Fri Feb 27 16:52:11 EST 2009

>
> Indeed. But once again, the masked versions of the function are more
> for convenience. If you need performance, you have to preprocess the
> inputs by transforming them into standard ndarrays one way or another.
> In the case of correlation functions, for example, you can suppress
> missing values pair-wise (that is, drop the entries of x if the
> corresponding entries of y are masked, and vice-versa).
> For basic linear fit, that might be an approach. A second would be to
> work by intervals, the limits of the intervals being a masked value.
> For more complex fitting (eg, loess), problems arise. You can bypass
> them temporarily by raisong a NotImplementedError if the inputs are
> masked, it'd be up to the user to find a way to fill the inputs.

For most of the current statistical functions, with the exception of
different tie handling, I think that we can expand the _chk_asarray to
do the necessary preprocessing.

I also thought that the return for these functions should be easy,
since most of them return statistics and not data arrays. However,
looking at some examples, it is not obvious to me which return result
and type you would like to have. A good example is `moment`, here is
some of the current returns. I think they cover the main return
patterns.

>>> x
array([  0.,   1.,  NaN,   2.])

masked arrays with masked nan:
------------------------------------------------
do you need a masked array as return type, since all values are valid?
how about for t-statistic and p-values? Do p-values need to be masked arrays?

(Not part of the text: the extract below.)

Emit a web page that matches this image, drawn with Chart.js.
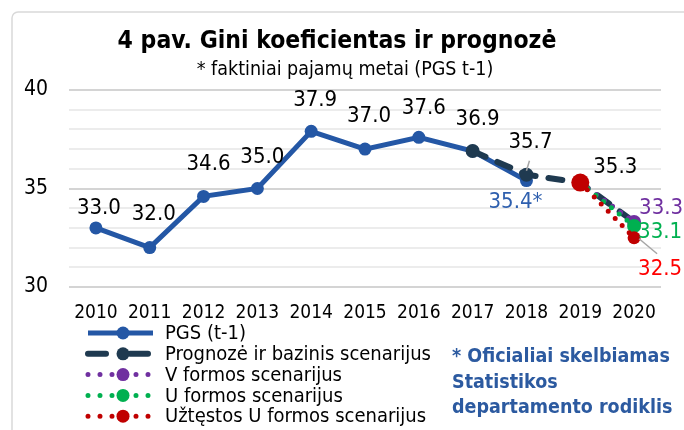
<!DOCTYPE html>
<html>
<head>
<meta charset="utf-8">
<script src="https://cdn.jsdelivr.net/npm/chart.js@4/dist/chart.umd.min.js"></script>
<style>
html, body { margin: 0; padding: 0; background: #fff; }
#wrap { width: 684px; height: 430px; position: relative; }
</style>
</head>
<body>
<div id="wrap"><canvas id="gini"></canvas></div>
<script>
var years = ['2010', '2011', '2012', '2013', '2014', '2015', '2016', '2017', '2018', '2019', '2020'];
var pgs = [33.0, 32.0, 34.6, 35.0, 37.9, 37.0, 37.6, 36.9, 35.4, null, null];
var prognoze = [null, null, null, null, null, null, null, 36.9, 35.7, 35.3, 33.3];
var vFormos = [null, null, null, null, null, null, null, null, null, 35.3, 33.3];
var uFormos = [null, null, null, null, null, null, null, null, null, 35.3, 33.1];
var uztestos = [null, null, null, null, null, null, null, null, null, 35.3, 32.5];
var yMin = 30, yMax = 40;

var titleText = '4 pav. Gini koeficientas ir prognozė';
var subtitleText = '* faktiniai pajamų metai (PGS t-1)';
var legendNames = ['PGS (t-1)', 'Prognozė ir bazinis scenarijus', 'V formos scenarijus', 'U formos scenarijus', 'Užtęstos U formos scenarijus'];
var noteLines = ['* Oficialiai skelbiamas', 'Statistikos', 'departamento rodiklis'];

var FONT = '"DejaVu Sans Condensed", "DejaVu Sans", sans-serif';
var BLUE = '#2457a5', DARK = '#1f3a50', PURPLE = '#7030a0', GREEN = '#00b050', RED = '#c00000';

// kur deti reiksmiu etiketes (dataset, taskas, poslinkis)
var labelSpots = [
  {ds: 0, i: 0, dx: 3, dy: -20, color: '#000'},
  {ds: 0, i: 1, dx: 4, dy: -33, color: '#000'},
  {ds: 0, i: 2, dx: 5, dy: -32, color: '#000'},
  {ds: 0, i: 3, dx: 5, dy: -31, color: '#000'},
  {ds: 0, i: 4, dx: 4, dy: -31, color: '#000'},
  {ds: 0, i: 5, dx: 4, dy: -33, color: '#000'},
  {ds: 0, i: 6, dx: 5, dy: -29, color: '#000'},
  {ds: 0, i: 7, dx: 5, dy: -32, color: '#000'},
  {ds: 0, i: 8, dx: -11, dy: 22, color: '#2e5fae', suffix: '*'},
  {ds: 1, i: 8, dx: 4, dy: -32, color: '#000', leader: [3, -14, 0, -4]},
  {ds: 1, i: 9, dx: 35, dy: -15, color: '#000'},
  {ds: 2, i: 10, dx: 27, dy: -14, color: PURPLE},
  {ds: 3, i: 10, dx: 26, dy: 6, color: GREEN},
  {ds: 4, i: 10, dx: 26, dy: 32, color: '#ff0000', leader: [5, 1, 23, 16]}
];

function drawSample(ctx, x0, x1, y, ds) {
  ctx.save();
  ctx.strokeStyle = ds.borderColor;
  ctx.lineWidth = ds.borderWidth;
  ctx.lineCap = ds.borderCapStyle || 'butt';
  var dash = ds.borderDash || [];
  if (dash.length && dash[0] === 0) dash = [0, 12];
  else if (dash.length) dash = [18, 24];
  ctx.setLineDash(dash);
  ctx.beginPath();
  ctx.moveTo(x0, y);
  ctx.lineTo(x1, y);
  ctx.stroke();
  ctx.setLineDash([]);
  ctx.fillStyle = ds.borderColor;
  ctx.beginPath();
  ctx.arc(123, y, 6.5, 0, Math.PI * 2);
  ctx.fill();
  ctx.restore();
}

var extras = {
  id: 'extras',
  beforeDraw: function(chart) {
    var ctx = chart.ctx;
    ctx.save();
    ctx.fillStyle = '#fff';
    ctx.fillRect(0, 0, chart.width, chart.height);
    ctx.strokeStyle = '#d9d9d9';
    ctx.lineWidth = 1.5;
    ctx.beginPath();
    ctx.moveTo(12, 440);
    ctx.lineTo(12, 18);
    ctx.arcTo(12, 12, 18, 12, 6);
    ctx.lineTo(690, 12);
    ctx.stroke();
    ctx.restore();
  },
  afterDatasetsDraw: function(chart) {
    var ctx = chart.ctx;
    ctx.save();
    ctx.textAlign = 'center';
    ctx.textBaseline = 'middle';
    ctx.font = '22px ' + FONT;
    labelSpots.forEach(function(s) {
      var pt = chart.getDatasetMeta(s.ds).data[s.i];
      var v = chart.data.datasets[s.ds].data[s.i];
      if (s.leader) {
        ctx.strokeStyle = '#a6a6a6';
        ctx.lineWidth = 1.5;
        ctx.beginPath();
        ctx.moveTo(pt.x + s.leader[0], pt.y + s.leader[1]);
        ctx.lineTo(pt.x + s.leader[2], pt.y + s.leader[3]);
        ctx.stroke();
      }
      ctx.fillStyle = s.color;
      ctx.fillText(v.toFixed(1) + (s.suffix || ''), pt.x + s.dx, pt.y + s.dy);
    });
    ctx.restore();
  },
  afterDraw: function(chart) {
    var ctx = chart.ctx;
    ctx.save();
    ctx.textAlign = 'center';
    ctx.textBaseline = 'middle';
    ctx.fillStyle = '#000';
    ctx.font = 'bold 24.5px ' + FONT;
    ctx.fillText(titleText, 337, 42);
    ctx.font = '19.5px ' + FONT;
    ctx.fillText(subtitleText, 345, 70);

    // legenda
    ctx.textAlign = 'left';
    ctx.font = '20px ' + FONT;
    chart.data.datasets.forEach(function(ds, k) {
      var y = 333 + k * 20.8;
      drawSample(ctx, 88, 153, y, ds);
      ctx.fillStyle = '#000';
      ctx.fillText(legendNames[k], 165, y + 1);
    });

    // pastaba
    ctx.fillStyle = '#2c5aa0';
    ctx.font = 'bold 19.5px ' + FONT;
    noteLines.forEach(function(t, k) {
      ctx.fillText(t, 452, 357 + k * 25.5);
    });
    ctx.restore();
  }
};

var ctx = document.getElementById('gini').getContext('2d');
var chart = new Chart(ctx, {
  type: 'line',
  data: {
    labels: years,
    datasets: [
      { label: legendNames[0], data: pgs, borderColor: BLUE, backgroundColor: BLUE,
        borderWidth: 5, pointRadius: 6.5, pointBorderWidth: 0, order: 5, fill: false },
      { label: legendNames[1], data: prognoze, borderColor: DARK, backgroundColor: DARK,
        borderWidth: 6, borderDash: [14, 13], borderCapStyle: 'round',
        pointRadius: [0, 0, 0, 0, 0, 0, 0, 7, 7, 0, 0], pointBorderWidth: 0, order: 4, fill: false },
      { label: legendNames[2], data: vFormos, borderColor: PURPLE, backgroundColor: PURPLE,
        borderWidth: 5, borderDash: [0, 10], borderCapStyle: 'round',
        pointRadius: [0, 0, 0, 0, 0, 0, 0, 0, 0, 0, 7], pointBorderWidth: 0, order: 3, fill: false },
      { label: legendNames[3], data: uFormos, borderColor: GREEN, backgroundColor: GREEN,
        borderWidth: 5, borderDash: [0, 10], borderCapStyle: 'round',
        pointRadius: [0, 0, 0, 0, 0, 0, 0, 0, 0, 0, 7], pointBorderWidth: 0, order: 2, fill: false },
      { label: legendNames[4], data: uztestos, borderColor: RED, backgroundColor: RED,
        borderWidth: 5, borderDash: [0, 10], borderCapStyle: 'round',
        pointRadius: [0, 0, 0, 0, 0, 0, 0, 0, 0, 9, 6.5], pointBorderWidth: 0, order: 1, fill: false }
    ]
  },
  options: {
    responsive: true,
    maintainAspectRatio: false,
    animation: false,
    spanGaps: false,
    layout: { padding: { top: 90, right: 23, left: 0, bottom: 0 } },
    plugins: {
      legend: { display: false },
      title: { display: false },
      tooltip: { enabled: false }
    },
    scales: {
      x: {
        offset: true,
        grid: { display: false, drawTicks: false, offset: true },
        border: { display: false },
        ticks: { color: '#000', font: { family: FONT, size: 19 }, padding: 15, maxRotation: 0, autoSkip: false },
        afterFit: function(scale) { scale.height = 143; }
      },
      y: {
        min: yMin,
        max: yMax,
        grid: {
          drawTicks: false,
          lineWidth: 2,
          color: function(c) { return c.tick && c.tick.value % 5 === 0 ? '#d4d4d4' : '#ececec'; }
        },
        border: { display: false },
        ticks: {
          stepSize: 1,
          autoSkip: false,
          padding: 21,
          color: '#000',
          font: { family: FONT, size: 21 },
          callback: function(v) { return v % 5 === 0 ? v : ''; }
        },
        afterFit: function(scale) { scale.width = 69; }
      }
    }
  },
  plugins: [extras]
});
</script>
</body>
</html>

>>> stats.mstats.moment(np.ma.fix_invalid(np.ma.column_stack([x,x])),3)
masked_array(data = [0.0 0.0],
             mask = [False False],
       fill_value = 1e+020)

>>> stats.mstats.moment(np.ma.fix_invalid(np.ma.column_stack([x,x])),2)
masked_array(data = [0.666666666667 0.666666666667],
             mask = [False False],
       fill_value = 1e+020)

>>> stats.mstats.moment(np.ma.fix_invalid(np.ma.column_stack([x,x])),1) #inconsistent return type
array([ 0.,  0.])

masked array without masked values
-----------------------------------------------------
same as above about return type

>>> stats.mstats.moment(np.ma.column_stack([np.arange(4),np.arange(4)]),2)
masked_array(data = [ 1.25  1.25],
             mask = False,
       fill_value = 1e+020)

masked array with nan that is not masked
-------------------------------------------------------------
masked array in, masked array out, nan results converted to mask
is this desired?

>>> stats.mstats.moment(np.ma.column_stack([x,x]),3)
masked_array(data = [-- --],
             mask = [ True  True],
       fill_value = 1e+020)

>>> stats.mstats.moment(np.ma.column_stack([x,x]),0)
masked_array(data = [-- --],
             mask = [ True  True],
       fill_value = 1e+020)

>>> stats.mstats.moment(np.ma.column_stack([x,x]),1)
array([ 0.,  0.])

ndarray with nans
-------------------------
converted to masked array, nans are masked.
here I want to get ndarray with nans returned

>>> stats.mstats.moment(np.column_stack([x,x]),0)
masked_array(data = [-- --],
             mask = [ True  True],
       fill_value = 1e+020)

>>> stats.mstats.moment(np.column_stack([x,x]),1)
array([ 0.,  0.])

ndarray without nans
------------------------------
this should return ndarray

>>> stats.mstats.moment(np.column_stack([np.arange(4),np.arange(4)]),2)
masked_array(data = [ 1.25  1.25],
             mask = False,
       fill_value = 1e+020)

>>> stats.mstats.moment(np.column_stack([np.arange(4),np.arange(4)]),1)
array([ 0.,  0.])

If this return "API" is specified, then it is possible to work out
some examples to see how the merged function works. If you think
converting nans that are the result of calculations to masked arrays
are important, then we could add a keyword argument that implies a
fix_invalid before returning the results.

Josef